When I first started building houses, in 1980, the standard wall construction was 2×4 studs on 16-inch centers. Ed Mazria had just published The Passive Solar Energy Book and the back to the land, small is beautiful, live simply scene was in full flower. I understood what R-values were (resistance to heat flow) and that we needed insulation and better windows. I understood the basics of south-facing windows and thermal mass to absorb the direct solar heat but had not heard of a thermal bridge much less a thermal brake. We did not know about the more subtle effects of thermal forces or moisture movement. My passive solar house got warm in the sun and cold without it.
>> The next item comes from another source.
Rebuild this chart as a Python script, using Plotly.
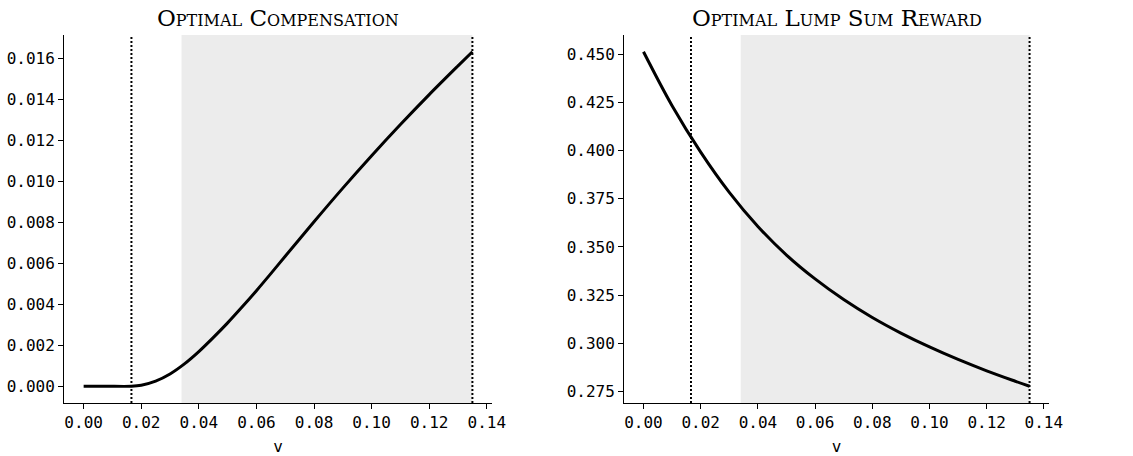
import plotly.graph_objects as go

# Grid of v values and the two policy curves
v_comp = [0.0, 0.008, 0.0166, 0.020, 0.025, 0.030, 0.035, 0.040, 0.045, 0.050,
          0.055, 0.060, 0.065, 0.070, 0.080, 0.090, 0.100, 0.110, 0.120, 0.130, 0.135]
compensation = [0.0, 0.0, 0.0, 0.00005, 0.00025, 0.00060, 0.00109, 0.00169, 0.00237, 0.00309,
                0.00386, 0.00466, 0.00549, 0.00634, 0.00802, 0.00966, 0.01124, 0.01276,
                0.01422, 0.01562, 0.01631]

v_reward = [0.0, 0.010, 0.020, 0.030, 0.040, 0.050, 0.060, 0.070, 0.080, 0.090,
            0.100, 0.110, 0.120, 0.130, 0.135]
lump_sum = [0.4513, 0.4233, 0.3992, 0.3783, 0.3606, 0.3458, 0.3334, 0.3227, 0.3134, 0.3053,
            0.2981, 0.2916, 0.2857, 0.2803, 0.2777]

# Region markers
v_lower = 0.0166        # dotted line
v_region_start = 0.034  # shaded region start
v_upper = 0.135         # dotted line / shaded region end

titles = ["Optimal Compensation", "Optimal Lump Sum Reward"]
x_label = "v"

MONO = "DejaVu Sans Mono"
SERIF = "DejaVu Serif"

LEFT_DOM = [65 / 1133, 498 / 1133]
RIGHT_DOM = [632 / 1133, 1062 / 1133]
Y_DOM = [1 - 403 / 456, 1 - 35 / 456]

fig = go.Figure()

fig.add_trace(go.Scatter(x=v_comp, y=compensation, mode="lines",
                         line=dict(color="black", width=3, shape="spline", smoothing=0.8),
                         xaxis="x", yaxis="y", showlegend=False))
fig.add_trace(go.Scatter(x=v_reward, y=lump_sum, mode="lines",
                         line=dict(color="black", width=3, shape="spline", smoothing=1.0),
                         xaxis="x2", yaxis="y2", showlegend=False))

shapes = []
for xr, yr in (("x", "y"), ("x2", "y2")):
    shapes.append(dict(type="rect", xref=xr, yref=f"{yr} domain",
                       x0=v_region_start, x1=v_upper, y0=0, y1=1,
                       fillcolor="#ececec", line=dict(width=0), layer="below"))
    for xv in (v_lower, v_upper):
        shapes.append(dict(type="line", xref=xr, yref=f"{yr} domain",
                           x0=xv, x1=xv, y0=0, y1=1,
                           line=dict(color="black", width=2, dash="2px,2px")))


def padded_range(vals):
    lo, hi = min(vals), max(vals)
    m = (hi - lo) * 0.05
    return [lo - m, hi + m]


x_rng = padded_range(v_comp)

axis_common = dict(showline=True, linecolor="black", linewidth=1.3,
                   ticks="outside", ticklen=5, tickwidth=1.3, tickcolor="black",
                   showgrid=False, zeroline=False, mirror=False,
                   tickfont=dict(family=MONO, size=16, color="black"))
x_title = dict(text=x_label, font=dict(family=MONO, size=16, color="black"), standoff=9)

fig.update_layout(
    width=1133, height=456,
    margin=dict(l=0, r=0, t=0, b=0),
    paper_bgcolor="white", plot_bgcolor="white",
    shapes=shapes,
    xaxis=dict(domain=LEFT_DOM, range=x_rng, dtick=0.02, tick0=0,
               tickformat=".2f", anchor="y", title=x_title, **axis_common),
    yaxis=dict(domain=Y_DOM, range=padded_range(compensation),
               dtick=0.002, tick0=0, tickformat=".3f", anchor="x", **axis_common),
    xaxis2=dict(domain=RIGHT_DOM, range=x_rng, dtick=0.02, tick0=0,
                tickformat=".2f", anchor="y2", title=x_title, **axis_common),
    yaxis2=dict(domain=Y_DOM, range=padded_range(lump_sum),
                dtick=0.025, tick0=0, tickformat=".3f", anchor="x2", **axis_common),
)

for title, xd in zip(titles, (LEFT_DOM, RIGHT_DOM)):
    fig.add_annotation(text=title, xref="paper", yref="paper",
                       x=(xd[0] + xd[1]) / 2, y=1 - 33 / 456, xanchor="center", yanchor="bottom",
                       showarrow=False,
                       font=dict(family=SERIF, size=23, color="black", variant="small-caps"))

fig.write_html("out.html")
As people began to understand that energy had significant costs both in terms of dollars and to the environment, building began to change; as the value of building an efficient envelope to maintain comfort with the least amount of energy for heating and cooling became obvious, Building Science took off. One of the first steps was to use 2×6 studs instead of 2×4 to allow more insulation and to use 24-inch spacing instead of 16 inch in order to use less lumber and allow for more insulation. This is one place where thermal bridges show up. A thermal bridge is created when materials create a continuous path across a temperature difference, in which the heat flow is not interrupted by thermal insulation. (Wikipedia)
This is a thermal image of thermal bridging.

Insulation has R-values of 3 to 6.5 per inch, whereas wood has an R- value of about 1.25 per inch. In 2×6 wall cavities with R-19 insulation, studs with an R-value of 6.8 will lower the overall insulating effects of your walls because the studs connect (or “bridge”) the interior conditioned space and the exterior climate. The effect of the framing factor on the standard wall insulation value is around 27%. A standard wall insulated with R-13 insulation will have a whole wall R-value of 10.
There are several ways to break the bridges or interrupt the heat flow from where you want it to where you don’t. Using advanced framing is a good strategy to minimize the number of bridges in your building envelope, and to reduce the amount of materials needed for the structure.
Another common practice to eliminate thermal bridging is to add a layer of ½- to 4-inch-thick rigid foam on the outside of the walls. Determining the appropriate thickness involves many factors, from cost to condensation. In Western North Carolina, a 2-inch layer of exterior rigid foam with an R-value of 10 is commonly recommended. Energy modeling can help you make a decision based on your local climate.
Another method is to build a double wall system with offset studs; this allows for thick walls and higher insulation levels while avoiding the bridges of continuous wood studs.
Other systems to reduce thermal bridging are: SIPS or Structural Insulated Panels that are usually OSB outer layers with rigid foam cores, insulated concrete forms, and most recently, hempcrete (http://www.hemp-technologies.com/ ) up to 16 inches thick that’s formed around the framing.
If you want to raise your energy efficiency and lower your energy costs, breaking the bridges is an important detail to address, not only in walls but in all areas where conditioned space connects to the outside, such concrete slab edges and windows.